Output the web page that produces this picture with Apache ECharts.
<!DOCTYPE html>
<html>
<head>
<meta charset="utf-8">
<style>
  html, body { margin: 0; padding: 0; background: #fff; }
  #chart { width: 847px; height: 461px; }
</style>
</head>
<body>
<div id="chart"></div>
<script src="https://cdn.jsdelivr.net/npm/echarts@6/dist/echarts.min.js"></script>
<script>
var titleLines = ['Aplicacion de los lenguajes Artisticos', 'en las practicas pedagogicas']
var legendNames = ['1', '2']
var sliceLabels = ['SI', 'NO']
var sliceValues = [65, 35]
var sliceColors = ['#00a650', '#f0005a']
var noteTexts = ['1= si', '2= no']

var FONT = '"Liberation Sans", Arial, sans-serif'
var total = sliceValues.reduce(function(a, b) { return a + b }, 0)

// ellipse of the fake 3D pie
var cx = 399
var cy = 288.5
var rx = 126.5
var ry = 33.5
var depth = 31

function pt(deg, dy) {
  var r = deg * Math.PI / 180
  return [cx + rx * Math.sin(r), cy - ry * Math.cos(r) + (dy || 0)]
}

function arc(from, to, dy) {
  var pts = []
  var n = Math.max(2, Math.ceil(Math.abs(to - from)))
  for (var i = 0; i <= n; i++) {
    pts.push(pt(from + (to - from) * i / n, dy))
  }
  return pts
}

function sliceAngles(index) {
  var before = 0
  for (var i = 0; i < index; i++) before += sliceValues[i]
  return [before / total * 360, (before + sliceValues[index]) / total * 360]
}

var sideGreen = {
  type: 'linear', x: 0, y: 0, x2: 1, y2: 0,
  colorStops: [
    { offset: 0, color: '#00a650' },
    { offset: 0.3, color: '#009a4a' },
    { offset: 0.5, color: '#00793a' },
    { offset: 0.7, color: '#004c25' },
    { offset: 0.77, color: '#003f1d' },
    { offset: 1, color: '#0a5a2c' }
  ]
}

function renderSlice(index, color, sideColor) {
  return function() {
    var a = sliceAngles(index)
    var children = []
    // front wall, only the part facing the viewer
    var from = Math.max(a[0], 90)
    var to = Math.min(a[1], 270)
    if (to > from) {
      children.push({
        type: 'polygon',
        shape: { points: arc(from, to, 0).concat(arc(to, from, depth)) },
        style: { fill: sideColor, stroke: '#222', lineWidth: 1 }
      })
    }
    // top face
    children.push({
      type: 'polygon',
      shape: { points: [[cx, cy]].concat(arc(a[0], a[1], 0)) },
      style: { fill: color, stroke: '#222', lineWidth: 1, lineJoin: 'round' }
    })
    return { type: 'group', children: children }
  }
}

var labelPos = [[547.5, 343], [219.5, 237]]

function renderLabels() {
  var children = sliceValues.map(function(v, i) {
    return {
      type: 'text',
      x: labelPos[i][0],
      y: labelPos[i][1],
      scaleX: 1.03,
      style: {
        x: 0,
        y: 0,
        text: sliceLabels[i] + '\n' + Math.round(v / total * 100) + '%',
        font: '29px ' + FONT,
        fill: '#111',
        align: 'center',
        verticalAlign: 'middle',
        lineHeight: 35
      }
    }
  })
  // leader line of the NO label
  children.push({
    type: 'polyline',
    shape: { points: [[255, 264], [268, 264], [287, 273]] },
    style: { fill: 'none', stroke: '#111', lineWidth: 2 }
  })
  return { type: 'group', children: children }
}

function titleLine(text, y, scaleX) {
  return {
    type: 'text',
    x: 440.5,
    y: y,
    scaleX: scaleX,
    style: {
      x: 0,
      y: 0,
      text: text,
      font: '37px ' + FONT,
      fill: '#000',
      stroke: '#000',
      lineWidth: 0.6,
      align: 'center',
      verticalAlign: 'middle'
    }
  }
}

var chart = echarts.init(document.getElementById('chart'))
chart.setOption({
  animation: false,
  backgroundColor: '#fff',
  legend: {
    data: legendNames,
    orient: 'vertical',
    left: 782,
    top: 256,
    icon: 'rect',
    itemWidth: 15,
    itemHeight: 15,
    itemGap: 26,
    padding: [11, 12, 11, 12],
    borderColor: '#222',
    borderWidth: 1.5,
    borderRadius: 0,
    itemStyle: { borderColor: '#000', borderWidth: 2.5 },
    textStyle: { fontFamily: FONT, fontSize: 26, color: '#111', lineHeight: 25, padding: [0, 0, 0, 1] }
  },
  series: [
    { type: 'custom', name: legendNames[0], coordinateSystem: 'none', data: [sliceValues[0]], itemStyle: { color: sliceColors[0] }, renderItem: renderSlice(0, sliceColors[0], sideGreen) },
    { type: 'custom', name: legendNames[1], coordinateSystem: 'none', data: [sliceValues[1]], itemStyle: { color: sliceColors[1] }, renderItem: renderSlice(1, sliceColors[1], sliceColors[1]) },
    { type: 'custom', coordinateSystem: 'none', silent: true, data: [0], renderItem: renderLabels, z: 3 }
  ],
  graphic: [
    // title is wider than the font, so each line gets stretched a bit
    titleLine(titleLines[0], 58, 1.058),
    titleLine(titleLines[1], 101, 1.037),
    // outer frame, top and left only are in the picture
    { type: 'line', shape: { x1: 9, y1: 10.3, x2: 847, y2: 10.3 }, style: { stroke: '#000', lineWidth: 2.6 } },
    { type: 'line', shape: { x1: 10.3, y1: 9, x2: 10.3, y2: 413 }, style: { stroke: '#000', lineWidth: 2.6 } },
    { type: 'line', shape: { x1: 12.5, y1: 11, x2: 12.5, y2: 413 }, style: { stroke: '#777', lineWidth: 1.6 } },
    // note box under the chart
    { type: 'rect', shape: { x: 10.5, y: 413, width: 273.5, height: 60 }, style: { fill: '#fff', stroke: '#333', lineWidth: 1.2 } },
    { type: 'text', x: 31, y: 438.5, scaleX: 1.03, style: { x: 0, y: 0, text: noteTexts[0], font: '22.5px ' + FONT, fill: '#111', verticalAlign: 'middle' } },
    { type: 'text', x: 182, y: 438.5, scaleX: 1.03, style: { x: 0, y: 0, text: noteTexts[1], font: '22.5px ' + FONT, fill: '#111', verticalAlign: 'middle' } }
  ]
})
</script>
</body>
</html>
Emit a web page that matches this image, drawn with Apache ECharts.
======
_EXERCISE REQUIREMENTS:_ Each record should come back exactly as written.

_ANSWER FOR THIS EXERCISE:_
Output the web page that produces this picture with Apache ECharts.
<!DOCTYPE html>
<html>
<head>
<meta charset="utf-8">
<style>
  html, body { margin: 0; padding: 0; background: #fff; }
  #chart { width: 847px; height: 461px; }
</style>
</head>
<body>
<div id="chart"></div>
<script src="https://cdn.jsdelivr.net/npm/echarts@6/dist/echarts.min.js"></script>
<script>
var titleLines = ['Aplicacion de los lenguajes Artisticos', 'en las practicas pedagogicas']
var legendNames = ['1', '2']
var sliceLabels = ['SI', 'NO']
var sliceValues = [65, 35]
var sliceColors = ['#00a650', '#f0005a']
var noteTexts = ['1= si', '2= no']

var FONT = '"Liberation Sans", Arial, sans-serif'
var total = sliceValues.reduce(function(a, b) { return a + b }, 0)

// ellipse of the fake 3D pie
var cx = 399
var cy = 288.5
var rx = 126.5
var ry = 33.5
var depth = 31

function pt(deg, dy) {
  var r = deg * Math.PI / 180
  return [cx + rx * Math.sin(r), cy - ry * Math.cos(r) + (dy || 0)]
}

function arc(from, to, dy) {
  var pts = []
  var n = Math.max(2, Math.ceil(Math.abs(to - from)))
  for (var i = 0; i <= n; i++) {
    pts.push(pt(from + (to - from) * i / n, dy))
  }
  return pts
}

function sliceAngles(index) {
  var before = 0
  for (var i = 0; i < index; i++) before += sliceValues[i]
  return [before / total * 360, (before + sliceValues[index]) / total * 360]
}

var sideGreen = {
  type: 'linear', x: 0, y: 0, x2: 1, y2: 0,
  colorStops: [
    { offset: 0, color: '#00a650' },
    { offset: 0.3, color: '#009a4a' },
    { offset: 0.5, color: '#00793a' },
    { offset: 0.7, color: '#004c25' },
    { offset: 0.77, color: '#003f1d' },
    { offset: 1, color: '#0a5a2c' }
  ]
}

function renderSlice(index, color, sideColor) {
  return function() {
    var a = sliceAngles(index)
    var children = []
    // front wall, only the part facing the viewer
    var from = Math.max(a[0], 90)
    var to = Math.min(a[1], 270)
    if (to > from) {
      children.push({
        type: 'polygon',
        shape: { points: arc(from, to, 0).concat(arc(to, from, depth)) },
        style: { fill: sideColor, stroke: '#222', lineWidth: 1 }
      })
    }
    // top face
    children.push({
      type: 'polygon',
      shape: { points: [[cx, cy]].concat(arc(a[0], a[1], 0)) },
      style: { fill: color, stroke: '#222', lineWidth: 1, lineJoin: 'round' }
    })
    return { type: 'group', children: children }
  }
}

var labelPos = [[547.5, 343], [219.5, 237]]

function renderLabels() {
  var children = sliceValues.map(function(v, i) {
    return {
      type: 'text',
      x: labelPos[i][0],
      y: labelPos[i][1],
      scaleX: 1.03,
      style: {
        x: 0,
        y: 0,
        text: sliceLabels[i] + '\n' + Math.round(v / total * 100) + '%',
        font: '29px ' + FONT,
        fill: '#111',
        align: 'center',
        verticalAlign: 'middle',
        lineHeight: 35
      }
    }
  })
  // leader line of the NO label
  children.push({
    type: 'polyline',
    shape: { points: [[255, 264], [268, 264], [287, 273]] },
    style: { fill: 'none', stroke: '#111', lineWidth: 2 }
  })
  return { type: 'group', children: children }
}

function titleLine(text, y, scaleX) {
  return {
    type: 'text',
    x: 440.5,
    y: y,
    scaleX: scaleX,
    style: {
      x: 0,
      y: 0,
      text: text,
      font: '37px ' + FONT,
      fill: '#000',
      stroke: '#000',
      lineWidth: 0.6,
      align: 'center',
      verticalAlign: 'middle'
    }
  }
}

var chart = echarts.init(document.getElementById('chart'))
chart.setOption({
  animation: false,
  backgroundColor: '#fff',
  legend: {
    data: legendNames,
    orient: 'vertical',
    left: 782,
    top: 256,
    icon: 'rect',
    itemWidth: 15,
    itemHeight: 15,
    itemGap: 26,
    padding: [11, 12, 11, 12],
    borderColor: '#222',
    borderWidth: 1.5,
    borderRadius: 0,
    itemStyle: { borderColor: '#000', borderWidth: 2.5 },
    textStyle: { fontFamily: FONT, fontSize: 26, color: '#111', lineHeight: 25, padding: [0, 0, 0, 1] }
  },
  series: [
    { type: 'custom', name: legendNames[0], coordinateSystem: 'none', data: [sliceValues[0]], itemStyle: { color: sliceColors[0] }, renderItem: renderSlice(0, sliceColors[0], sideGreen) },
    { type: 'custom', name: legendNames[1], coordinateSystem: 'none', data: [sliceValues[1]], itemStyle: { color: sliceColors[1] }, renderItem: renderSlice(1, sliceColors[1], sliceColors[1]) },
    { type: 'custom', coordinateSystem: 'none', silent: true, data: [0], renderItem: renderLabels, z: 3 }
  ],
  graphic: [
    // title is wider than the font, so each line gets stretched a bit
    titleLine(titleLines[0], 58, 1.058),
    titleLine(titleLines[1], 101, 1.037),
    // outer frame, top and left only are in the picture
    { type: 'line', shape: { x1: 9, y1: 10.3, x2: 847, y2: 10.3 }, style: { stroke: '#000', lineWidth: 2.6 } },
    { type: 'line', shape: { x1: 10.3, y1: 9, x2: 10.3, y2: 413 }, style: { stroke: '#000', lineWidth: 2.6 } },
    { type: 'line', shape: { x1: 12.5, y1: 11, x2: 12.5, y2: 413 }, style: { stroke: '#777', lineWidth: 1.6 } },
    // note box under the chart
    { type: 'rect', shape: { x: 10.5, y: 413, width: 273.5, height: 60 }, style: { fill: '#fff', stroke: '#333', lineWidth: 1.2 } },
    { type: 'text', x: 31, y: 438.5, scaleX: 1.03, style: { x: 0, y: 0, text: noteTexts[0], font: '22.5px ' + FONT, fill: '#111', verticalAlign: 'middle' } },
    { type: 'text', x: 182, y: 438.5, scaleX: 1.03, style: { x: 0, y: 0, text: noteTexts[1], font: '22.5px ' + FONT, fill: '#111', verticalAlign: 'middle' } }
  ]
})
</script>
</body>
</html>
Emit a web page that matches this image, drawn with Apache ECharts.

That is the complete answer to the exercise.